Reuters/Carlos Barria
Michelle Obama gilt längst als wichtigste Wahlhelferin Clintons - sie begeistert die Millennials wie sonst kaum jemand
In Umfragen gibt es weiter eine klare Mehrheit, die sich wünscht, dass in Washington Weißes Haus und Kongress konstruktiv zusammenarbeiten und Kompromisse aushandeln. Das Problem ist, dass diese Mehrheit mittlerweile in den beiden großen Parteien kaum mehr den Ton angibt.
Zwei Welten
Auf der einen Seite stehen somit die Republikaner mit einer deutlich älteren, weißeren, religiöser und konservativer eingestellten Wählerschaft, die sich schwer oder gar nicht mit der neuen ethnischen Vielfalt, den modernen Geschlechterverhältnissen und Familienkonstellationen abfindet.
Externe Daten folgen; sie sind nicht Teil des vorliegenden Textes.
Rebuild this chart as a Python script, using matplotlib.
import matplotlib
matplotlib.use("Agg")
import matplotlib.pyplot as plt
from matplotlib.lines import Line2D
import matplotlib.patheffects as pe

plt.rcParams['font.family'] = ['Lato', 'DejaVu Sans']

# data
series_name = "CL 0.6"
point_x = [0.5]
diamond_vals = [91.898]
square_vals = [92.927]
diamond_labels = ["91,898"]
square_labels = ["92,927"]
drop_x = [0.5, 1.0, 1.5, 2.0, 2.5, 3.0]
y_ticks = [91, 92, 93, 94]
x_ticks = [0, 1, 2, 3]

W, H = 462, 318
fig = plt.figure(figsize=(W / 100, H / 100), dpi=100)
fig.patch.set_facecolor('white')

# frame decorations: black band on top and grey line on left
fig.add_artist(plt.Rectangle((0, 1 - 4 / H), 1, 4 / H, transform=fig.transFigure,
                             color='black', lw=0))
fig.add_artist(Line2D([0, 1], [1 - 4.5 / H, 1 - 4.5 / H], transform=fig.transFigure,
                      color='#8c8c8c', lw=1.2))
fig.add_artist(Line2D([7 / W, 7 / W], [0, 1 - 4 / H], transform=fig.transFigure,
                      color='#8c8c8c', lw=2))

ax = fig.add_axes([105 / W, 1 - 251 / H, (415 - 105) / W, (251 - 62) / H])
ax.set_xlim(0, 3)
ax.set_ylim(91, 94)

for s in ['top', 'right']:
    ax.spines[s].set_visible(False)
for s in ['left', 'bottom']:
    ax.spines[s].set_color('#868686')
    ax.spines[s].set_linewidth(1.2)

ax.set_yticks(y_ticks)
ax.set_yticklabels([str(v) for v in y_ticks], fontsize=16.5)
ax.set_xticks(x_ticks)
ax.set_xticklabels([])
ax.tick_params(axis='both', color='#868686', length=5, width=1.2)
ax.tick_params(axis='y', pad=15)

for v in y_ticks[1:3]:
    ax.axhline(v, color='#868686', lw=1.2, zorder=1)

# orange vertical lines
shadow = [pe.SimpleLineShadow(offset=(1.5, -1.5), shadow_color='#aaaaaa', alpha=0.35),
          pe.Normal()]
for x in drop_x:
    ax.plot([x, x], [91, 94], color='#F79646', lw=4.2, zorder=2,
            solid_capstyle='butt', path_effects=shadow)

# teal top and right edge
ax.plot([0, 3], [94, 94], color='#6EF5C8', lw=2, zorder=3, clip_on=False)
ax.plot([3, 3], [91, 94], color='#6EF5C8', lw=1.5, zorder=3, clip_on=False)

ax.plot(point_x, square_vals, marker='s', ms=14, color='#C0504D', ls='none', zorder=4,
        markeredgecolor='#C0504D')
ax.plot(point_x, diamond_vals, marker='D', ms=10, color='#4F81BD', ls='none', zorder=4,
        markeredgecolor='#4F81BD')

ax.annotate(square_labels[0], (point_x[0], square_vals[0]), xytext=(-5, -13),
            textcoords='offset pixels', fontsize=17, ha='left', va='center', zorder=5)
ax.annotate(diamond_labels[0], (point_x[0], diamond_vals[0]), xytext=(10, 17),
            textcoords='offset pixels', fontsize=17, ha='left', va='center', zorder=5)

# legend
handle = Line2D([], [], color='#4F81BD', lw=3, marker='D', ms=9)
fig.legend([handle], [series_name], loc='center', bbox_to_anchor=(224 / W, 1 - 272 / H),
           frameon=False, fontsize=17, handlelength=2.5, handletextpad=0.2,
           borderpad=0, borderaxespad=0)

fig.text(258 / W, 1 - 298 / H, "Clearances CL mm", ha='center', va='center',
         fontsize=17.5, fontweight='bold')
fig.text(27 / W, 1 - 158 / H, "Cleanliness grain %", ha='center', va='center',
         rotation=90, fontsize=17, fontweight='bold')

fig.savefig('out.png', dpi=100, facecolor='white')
Dem stehen die Demokraten gegenüber, die tendenziell eine weniger weiße und weniger religiöse, dafür liberale Wählerbasis haben, die Einwanderung und schwul-lesbischen Lebensformen positiv gegenübersteht. Was Republikaner tendenziell als Bedrohung werten, sieht die andere Seite als gewinnbringende Buntheit.
Wahlkampf als Spiegel
Die für die Wahl entscheidende Frage aber ist die Wahlbeteiligung: Ähnlich wie in Österreich gelten auch in den USA die Älteren als besonders verlässliche Wähler. Die Beteiligung bei den Jungen und vor allem den Erstwählern ist dagegen meist niedrig. Die Jüngeren wählten zuletzt in den traditionellen Zweijahreszahlzyklen immer nur in jenem Jahr, an dem ein neuer Präsident gewählt wurde. Bei den Midterm Elections blieben sie dagegen weitgehend zu Hause. Zuletzt ging 2014 nicht einmal jeder Vierte von ihnen zur Urne.
Im Wahlkampf konnte man immer wieder den Eindruck gewinnen, Clinton und Trump würden sich für das Präsidentenamt zweier verschiedener Länder bewerben. Das hat viel mit ihren unterschiedlichen Zielen und Vorstellungen und ihren gegensätzlichen Persönlichkeiten zu tun - aber wohl mindestens ebenso sehr mit den Veränderungen in der US-Gesellschaft.